Palmieri was referencing reports that the Donald J. Trump Foundation illegally made a $25,000 political contribution in 2013 to Florida Attorney General Pam Bondi (R).

Trump’s foundation made the contribution to a group called “Justice for All,” which was supporting Bondi’s campaign. Bondi was weighing whether to pursue an investigation into accusations of fraud against Trump University at the time. She ultimately declined to bring charges.


“While the Clinton Foundation has received the highest ratings from independent charitable watchdogs, Donald Trump’s use of foundation money to donate to the Florida Attorney General actually broke the law,” Palmieri said in the statement.

"Worst of all, it appears the payments may have been intended to stave off an investigation into the sham Trump University that has ripped off unsuspecting students.

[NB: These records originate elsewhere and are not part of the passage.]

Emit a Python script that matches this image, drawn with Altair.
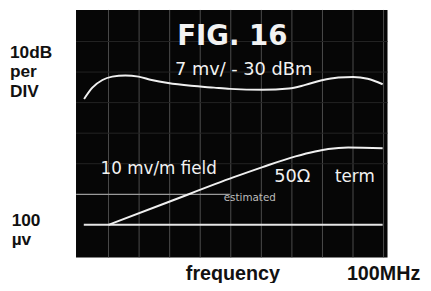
import altair as alt
import pandas as pd

# x in screen divisions (10 divisions = 100 MHz), y in dB above 100 µV (10 dB/div)
upper_x = [0.20, 0.47, 0.80, 1.12, 1.55, 1.98, 2.41, 2.95, 3.70, 4.45, 4.98,
           6.04, 6.90, 7.44, 7.98, 8.52, 9.00, 9.48, 9.97]
upper_db = [41.2, 44.9, 47.4, 48.5, 48.9, 48.5, 47.4, 46.4, 45.5, 44.9, 44.5,
            44.2, 44.6, 45.8, 47.3, 48.2, 48.4, 47.8, 46.0]

lower_x = [1.0, 2.94, 5.10, 6.04, 7.12, 7.76, 8.19, 8.84, 9.97]
lower_db = [0.0, 7.4, 15.6, 18.9, 22.4, 24.0, 24.8, 25.3, 25.1]

ref_x = [0.19, 9.97]          # 100 µV reference trace
ref_db = [0.0, 0.0]
seg_x = [-0.06, 4.97]         # partial graticule trace at +10 dB
seg_db = [10.0, 10.0]

grid_x = [1, 2, 3, 4, 5, 6, 7, 8, 9, 10]
grid_db = [20, 30, 40, 50, 60]

scale_label = ["10dB", "per", "DIV"]
level_label = ["100", "µv"]

xs = alt.Scale(domain=[-0.0645, 10.129], nice=False, zero=False)
ys = alt.Scale(domain=[-10.645, 70.32], nice=False, zero=False)


def X(f="x"):
    return alt.X(f + ":Q", scale=xs, axis=None)


def Y(f="y"):
    return alt.Y(f + ":Q", scale=ys, axis=None)


layers = []

# graticule
layers.append(alt.Chart(pd.DataFrame({"x": grid_x})).mark_rule(
    color="#4c4c4c", strokeWidth=1).encode(x=X()))
layers.append(alt.Chart(pd.DataFrame({"y": grid_db})).mark_rule(
    color="#242424", strokeWidth=1).encode(y=Y()))
layers.append(alt.Chart(pd.DataFrame({"x": [seg_x[0]], "x2": [seg_x[1]], "y": [seg_db[0]]}))
              .mark_rule(color="#9a9a9a", strokeWidth=1.3)
              .encode(x=X(), x2="x2", y=Y()))
layers.append(alt.Chart(pd.DataFrame({"x": [ref_x[0]], "x2": [ref_x[1]], "y": [ref_db[0]]}))
              .mark_rule(color="#e6e6e6", strokeWidth=2)
              .encode(x=X(), x2="x2", y=Y()))

# traces
layers.append(alt.Chart(pd.DataFrame({"x": upper_x, "y": upper_db})).mark_line(
    color="#f0f0f0", strokeWidth=2, interpolate="monotone").encode(x=X(), y=Y()))
layers.append(alt.Chart(pd.DataFrame({"x": lower_x, "y": lower_db})).mark_line(
    color="#f0f0f0", strokeWidth=2, interpolate="monotone").encode(x=X(), y=Y()))


def label(text, x, y, size, font, bold, color, align="left", line_height=None):
    kw = dict(font=font, fontSize=size, fontWeight="bold" if bold else "normal",
              color=color, align=align, baseline="alphabetic")
    if line_height is not None:
        kw["lineHeight"] = line_height
    return alt.Chart(pd.DataFrame({"x": [x], "y": [y], "t": [text]})).mark_text(
        **kw).encode(x=X(), y=Y(), text="t")


W = "#f2f2f2"
layers += [
    label("FIG. 16", 5.05, 58.9, 28, "DejaVu Sans", True, W, "center"),
    label("7 mv/ - 30 dBm", 5.42, 48.9, 18, "DejaVu Sans", False, W, "center"),
    label("10 mv/m field", 0.74, 16.7, 17, "DejaVu Sans", False, W),
    label("50Ω", 6.42, 14.1, 18, "DejaVu Sans", False, W),
    label("term", 8.41, 14.1, 17, "DejaVu Sans", False, W),
    label("estimated", 4.77, 7.9, 10.5, "DejaVu Sans", False, "#bdbdbd"),
]

K = "#111111"
F = "Liberation Sans"
layers += [
    label(scale_label, -2.226, 54.6, 17.5, F, True, K, line_height=19.6),
    label(level_label, -2.171, -0.23, 17.5, F, True, K, line_height=20),
    label("frequency", 3.53, -18.0, 20, F, True, K),
    label("100MHz", 8.80, -18.0, 20, F, True, K),
]

chart = alt.layer(*layers).properties(
    width=316, height=251,
    padding={"left": 69, "top": 0, "right": 36, "bottom": 24},
    autosize=alt.AutoSizeParams(type="none"),
    background="white",
).configure_view(fill="#060606", strokeWidth=0)

chart.save("out.html", embed_options={"renderer": "svg", "actions": False})
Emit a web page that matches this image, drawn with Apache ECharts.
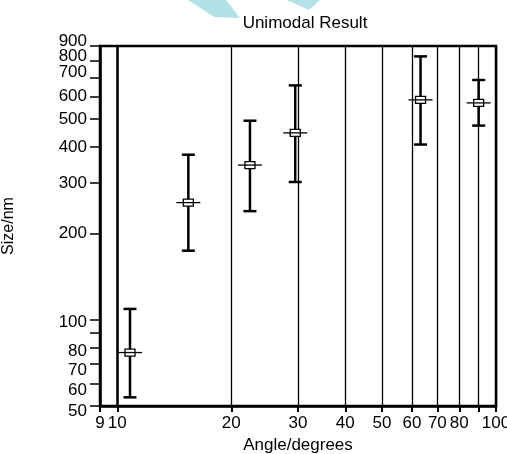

“Donald Trump has no standing whatsoever to question the Clinton Foundation, which works to make AIDs and malaria drugs more accessible, when it’s been proven he uses his own foundation to launder illegal campaign donations.”

Trump had paid a $2,500 fine to the IRS earlier this year over the contribution.

The Washington Post reported that Trump’s foundation did not list a donation to the group backing Bondi in its 2013 tax filings. The Trump Foundation instead detailed a contribution to a charity in Kansas with a similar name which was never actually made. Trump’s organization additionally listed “no” when asked on a tax form if it had made any political donations that year.

“It was just an honest mistake,” Jeffrey McConney, a senior vice president at the Trump Organization, told the Post Thursday. "It wasn’t done intentionally to hide a political donation, it was just an error.”

Trump later reimbursed his foundation for the contribution out of his personal account, which his employees say is more often used for such political spending.

Trump, the GOP’s presidential nominee, has frequently accused the Clinton Foundation of presenting a conflict of interest for Clinton.

Clinton, the Democratic presidential nominee, has countered that donors to the Clinton Foundation did not get special treatment from her as secretary of state and would not influence her as president.